Supply Chain Report – 10/08/2025
Corporate leaders across the United States are voicing concern over the potential economic impact of new tariffs introduced by President Donald Trump’s administration, warning that the measures could raise prices, strain supply chains, and challenge long-term growth.
According to KPMG’s latest U.S. CEO Outlook survey, which polled 400 chief executives of companies with at least $500 million in annual revenue, 86% of CEOs said they expect to increase prices for their goods and services to offset the added costs from tariffs.
Tim Walsh, CEO of KPMG U.S., told Yahoo Finance’s Opening Bid that business leaders are “concerned” about how the evolving trade policies will affect their operations. “CEOs are needing to react as it relates to their tariffs [and] their supply chains. They’re doing cost takeout to react to that additional cost,” Walsh said.
Rising Tariff Pressures
The findings come as President Trump intensifies his trade stance. Earlier this week, he announced a 25% tariff on all medium- and heavy-duty trucks imported into the U.S., set to take effect on November 1. The announcement, made via Truth Social, is part of a broader policy initiative to strengthen domestic manufacturing. Mexico, currently the largest exporter of these trucks to the U.S., is expected to be among the most affected.
The KPMG report warns that the new tariffs could squeeze profit margins, increase production costs, and ultimately lead to higher consumer prices. Nearly 9 in 10 CEOs (89%) said tariffs will significantly impact their business performance and operations over the next three years.
In anticipation, many companies are already modifying their sourcing strategies to minimize exposure. The survey found 85% of executives are adjusting their supply chains by moving more production and material sourcing to the U.S. These strategic shifts are particularly visible in the retail, technology, automotive, and manufacturing sectors.
Expanding Trade Policy
The current tariff policy follows Trump’s earlier “Liberation Day” tariffs, introduced in April, which reshaped U.S. trade rules. The framework imposed a 10% baseline duty on most imports, with higher “reciprocal” tariffs for countries that maintain trade surpluses with the U.S.

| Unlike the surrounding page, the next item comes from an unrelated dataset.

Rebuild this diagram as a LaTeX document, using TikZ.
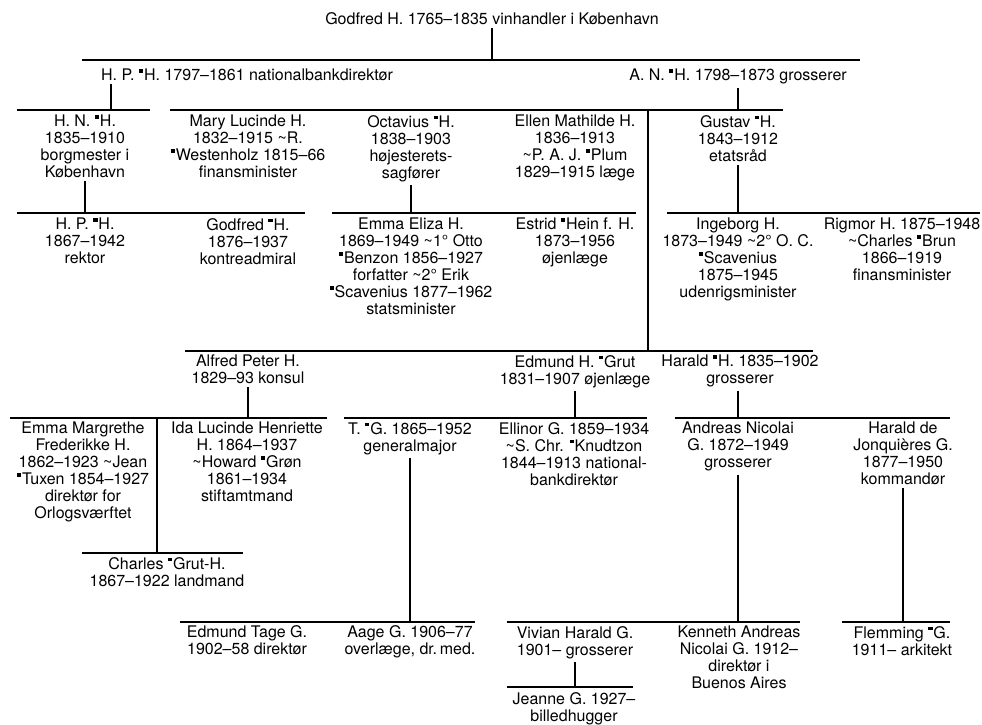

Under the policy, China faces tariffs above 30%, while Brazil and India are subject to 50% duties on certain goods. The European Union agreed to a 15% tariff rate as part of a trade adjustment deal reached in August 2025.
Additional product-specific tariffs include 50% on steel, aluminum, and semi-finished copper, and 25% on automobiles and parts. The U.S. also ended its “de minimis” exemption, meaning all imported goods — including packages under $800 — now face customs duties and processing fees.
Mixed Corporate Reactions
While some business leaders have raised alarms, others view the tariffs as an opportunity to strengthen U.S. industries. Ford Motor Company CEO Jim Farley expressed concern that the measures are limiting domestic investment potential. Speaking at the Ford Pro Accelerate conference in Detroit, Farley said tariffs have created a $2 billion financial headwind, preventing the company from investing even more heavily in American facilities.

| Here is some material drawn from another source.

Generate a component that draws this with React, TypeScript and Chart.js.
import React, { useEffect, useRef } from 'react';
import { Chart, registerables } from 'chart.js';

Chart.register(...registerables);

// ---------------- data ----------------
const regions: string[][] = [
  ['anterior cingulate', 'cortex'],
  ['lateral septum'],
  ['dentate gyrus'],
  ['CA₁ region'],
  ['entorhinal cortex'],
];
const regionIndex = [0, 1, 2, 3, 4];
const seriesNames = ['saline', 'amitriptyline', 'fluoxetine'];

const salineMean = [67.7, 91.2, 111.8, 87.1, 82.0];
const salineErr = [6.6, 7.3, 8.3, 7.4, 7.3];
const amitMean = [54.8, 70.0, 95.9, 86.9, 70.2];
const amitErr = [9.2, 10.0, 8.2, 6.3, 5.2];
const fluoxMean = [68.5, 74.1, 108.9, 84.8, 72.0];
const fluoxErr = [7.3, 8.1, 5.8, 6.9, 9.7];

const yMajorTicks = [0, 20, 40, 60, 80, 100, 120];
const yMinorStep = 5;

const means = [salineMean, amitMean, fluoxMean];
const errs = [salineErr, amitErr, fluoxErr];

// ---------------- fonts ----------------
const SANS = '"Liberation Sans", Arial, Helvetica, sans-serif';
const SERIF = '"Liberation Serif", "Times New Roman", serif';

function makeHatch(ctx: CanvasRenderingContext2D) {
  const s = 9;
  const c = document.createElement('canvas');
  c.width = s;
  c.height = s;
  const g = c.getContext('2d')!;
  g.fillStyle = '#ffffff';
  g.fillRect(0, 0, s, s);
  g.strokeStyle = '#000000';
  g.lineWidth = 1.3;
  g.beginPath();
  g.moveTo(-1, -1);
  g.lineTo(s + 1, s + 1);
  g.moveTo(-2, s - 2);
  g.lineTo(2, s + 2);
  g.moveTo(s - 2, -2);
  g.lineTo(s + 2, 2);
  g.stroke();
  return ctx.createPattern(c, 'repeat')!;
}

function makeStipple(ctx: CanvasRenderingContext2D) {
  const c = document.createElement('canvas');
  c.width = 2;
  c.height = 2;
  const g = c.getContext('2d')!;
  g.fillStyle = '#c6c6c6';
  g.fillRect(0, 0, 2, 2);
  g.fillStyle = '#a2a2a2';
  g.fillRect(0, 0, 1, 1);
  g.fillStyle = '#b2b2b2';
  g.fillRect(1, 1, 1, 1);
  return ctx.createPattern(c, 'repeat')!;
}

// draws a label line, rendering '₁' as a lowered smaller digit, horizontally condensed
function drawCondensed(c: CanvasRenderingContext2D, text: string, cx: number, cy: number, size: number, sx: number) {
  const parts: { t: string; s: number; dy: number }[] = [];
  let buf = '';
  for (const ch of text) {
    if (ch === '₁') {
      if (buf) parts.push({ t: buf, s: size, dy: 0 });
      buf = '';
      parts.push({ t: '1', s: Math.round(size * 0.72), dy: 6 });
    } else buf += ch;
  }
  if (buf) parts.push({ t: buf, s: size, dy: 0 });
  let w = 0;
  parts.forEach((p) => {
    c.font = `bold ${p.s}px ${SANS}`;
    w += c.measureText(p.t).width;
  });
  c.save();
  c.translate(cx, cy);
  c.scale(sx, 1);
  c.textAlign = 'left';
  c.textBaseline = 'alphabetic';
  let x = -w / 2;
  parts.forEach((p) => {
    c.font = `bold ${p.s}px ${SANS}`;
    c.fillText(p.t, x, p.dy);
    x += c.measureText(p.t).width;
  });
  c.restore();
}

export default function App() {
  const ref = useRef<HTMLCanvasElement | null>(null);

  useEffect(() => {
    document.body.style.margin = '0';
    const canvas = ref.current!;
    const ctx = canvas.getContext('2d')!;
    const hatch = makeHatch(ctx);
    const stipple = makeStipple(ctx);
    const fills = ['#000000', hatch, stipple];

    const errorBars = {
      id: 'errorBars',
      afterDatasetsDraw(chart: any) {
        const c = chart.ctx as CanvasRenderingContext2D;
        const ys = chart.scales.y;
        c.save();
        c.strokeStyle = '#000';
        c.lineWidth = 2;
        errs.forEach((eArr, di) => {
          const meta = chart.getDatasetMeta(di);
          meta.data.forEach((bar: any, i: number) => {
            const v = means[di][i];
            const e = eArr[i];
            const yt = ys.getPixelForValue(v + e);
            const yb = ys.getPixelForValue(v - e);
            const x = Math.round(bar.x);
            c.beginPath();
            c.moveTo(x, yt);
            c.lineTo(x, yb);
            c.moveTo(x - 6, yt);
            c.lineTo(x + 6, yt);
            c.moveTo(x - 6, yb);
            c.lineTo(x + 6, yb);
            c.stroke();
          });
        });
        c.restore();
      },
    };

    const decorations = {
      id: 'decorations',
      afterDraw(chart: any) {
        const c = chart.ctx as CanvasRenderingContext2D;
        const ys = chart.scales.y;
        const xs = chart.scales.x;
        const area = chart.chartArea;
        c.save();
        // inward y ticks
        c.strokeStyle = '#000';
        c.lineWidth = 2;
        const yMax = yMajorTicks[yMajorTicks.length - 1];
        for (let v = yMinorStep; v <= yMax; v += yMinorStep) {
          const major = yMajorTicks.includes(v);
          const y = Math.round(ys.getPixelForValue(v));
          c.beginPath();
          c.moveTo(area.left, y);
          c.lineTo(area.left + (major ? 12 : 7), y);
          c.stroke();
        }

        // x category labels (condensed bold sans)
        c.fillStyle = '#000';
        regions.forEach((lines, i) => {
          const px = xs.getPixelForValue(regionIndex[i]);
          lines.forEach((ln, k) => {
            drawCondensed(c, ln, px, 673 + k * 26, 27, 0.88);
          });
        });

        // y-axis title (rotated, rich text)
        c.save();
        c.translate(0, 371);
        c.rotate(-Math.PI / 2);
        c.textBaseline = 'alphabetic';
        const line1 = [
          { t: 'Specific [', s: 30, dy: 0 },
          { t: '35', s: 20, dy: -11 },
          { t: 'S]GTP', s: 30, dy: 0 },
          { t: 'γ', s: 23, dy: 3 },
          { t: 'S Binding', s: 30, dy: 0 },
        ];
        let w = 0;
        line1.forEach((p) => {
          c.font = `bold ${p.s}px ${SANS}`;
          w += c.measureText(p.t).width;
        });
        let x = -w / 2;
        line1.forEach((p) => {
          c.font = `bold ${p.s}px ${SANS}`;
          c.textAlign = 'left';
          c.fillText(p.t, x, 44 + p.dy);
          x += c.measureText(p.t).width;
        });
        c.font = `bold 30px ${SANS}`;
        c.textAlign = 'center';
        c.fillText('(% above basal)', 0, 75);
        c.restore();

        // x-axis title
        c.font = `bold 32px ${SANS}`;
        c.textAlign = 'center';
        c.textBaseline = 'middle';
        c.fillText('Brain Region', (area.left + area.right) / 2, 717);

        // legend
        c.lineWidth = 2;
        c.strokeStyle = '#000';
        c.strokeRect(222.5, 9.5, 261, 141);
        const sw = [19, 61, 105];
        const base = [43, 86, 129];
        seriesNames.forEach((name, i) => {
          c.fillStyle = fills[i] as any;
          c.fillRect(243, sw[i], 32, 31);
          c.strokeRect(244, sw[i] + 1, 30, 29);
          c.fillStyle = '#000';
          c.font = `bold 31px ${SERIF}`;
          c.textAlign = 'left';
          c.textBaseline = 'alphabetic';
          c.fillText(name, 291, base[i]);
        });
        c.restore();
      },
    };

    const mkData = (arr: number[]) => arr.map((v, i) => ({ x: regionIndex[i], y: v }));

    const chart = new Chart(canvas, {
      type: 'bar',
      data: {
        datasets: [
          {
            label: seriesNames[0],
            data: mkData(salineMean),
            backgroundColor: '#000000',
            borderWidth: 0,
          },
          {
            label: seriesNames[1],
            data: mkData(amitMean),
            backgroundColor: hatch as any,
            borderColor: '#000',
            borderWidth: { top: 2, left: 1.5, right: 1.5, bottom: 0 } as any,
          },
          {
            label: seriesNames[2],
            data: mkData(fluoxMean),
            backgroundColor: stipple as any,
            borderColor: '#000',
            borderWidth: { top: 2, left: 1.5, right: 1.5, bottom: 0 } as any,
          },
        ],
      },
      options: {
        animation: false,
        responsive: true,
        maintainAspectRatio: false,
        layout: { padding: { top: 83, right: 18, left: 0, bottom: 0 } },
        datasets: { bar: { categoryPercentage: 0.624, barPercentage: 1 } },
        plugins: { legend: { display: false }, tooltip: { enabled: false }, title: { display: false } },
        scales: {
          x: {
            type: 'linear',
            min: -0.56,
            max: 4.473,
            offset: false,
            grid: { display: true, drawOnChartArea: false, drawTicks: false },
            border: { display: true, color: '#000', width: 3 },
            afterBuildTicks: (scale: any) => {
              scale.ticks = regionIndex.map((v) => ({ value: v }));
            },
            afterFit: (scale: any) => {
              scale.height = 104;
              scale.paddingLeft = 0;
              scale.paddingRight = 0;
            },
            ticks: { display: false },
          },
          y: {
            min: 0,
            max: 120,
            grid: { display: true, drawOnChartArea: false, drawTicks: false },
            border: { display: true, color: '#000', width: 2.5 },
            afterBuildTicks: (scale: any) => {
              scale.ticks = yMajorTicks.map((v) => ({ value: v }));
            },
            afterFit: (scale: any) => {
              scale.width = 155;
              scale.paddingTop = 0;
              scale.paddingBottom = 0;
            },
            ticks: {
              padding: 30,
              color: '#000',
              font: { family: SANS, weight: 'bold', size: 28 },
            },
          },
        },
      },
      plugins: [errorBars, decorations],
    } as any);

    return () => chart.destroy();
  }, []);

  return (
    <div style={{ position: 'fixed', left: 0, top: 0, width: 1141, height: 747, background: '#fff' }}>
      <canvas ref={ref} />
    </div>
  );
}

Conversely, Union Pacific CEO Jim Vena voiced support for the administration’s trade and reshoring policies, calling them “great for the economy” and beneficial to long-term competitiveness.

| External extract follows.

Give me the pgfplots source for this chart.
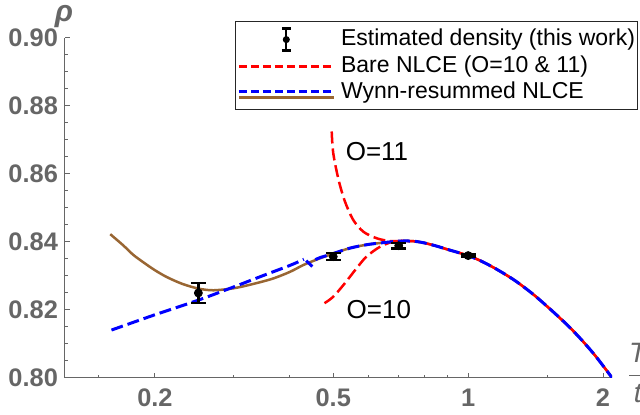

Economic Outlook Remains Positive
Despite growing uncertainty, U.S. corporate leaders remain largely optimistic about economic performance. According to KPMG’s survey, 84% of CEOs are confident in their own company’s growth prospects, while 74% maintain a positive view of the global economic outlook over the next three years.
When asked about near-term challenges, executives identified supply chain resilience (34%), cybersecurity (29%), and global economic volatility (25%) as their top concerns. Many leaders also cited workforce development and digital transformation as key strategic priorities in managing these risks.
Investing in Technology Amid Uncertainty
Interestingly, even as tariffs and inflation pressures mount, a majority of CEOs plan to maintain or expand technology investments. Roughly three-quarters (74%) said artificial intelligence (AI) remains a top investment focus.
Walsh noted that many organizations are beginning to see tangible results from AI implementation. “CEOs are starting to see that AI come through — they’re starting to see agents and what the impact on their businesses can be,” he said. “But now there is also this impact on how and what companies are delivering in the market that will also be influenced by these technologies.”
As the tariff environment continues to evolve, U.S. companies appear focused on balancing policy adaptation with innovation — seeking to protect profitability while investing in digital tools that can enhance resilience and efficiency.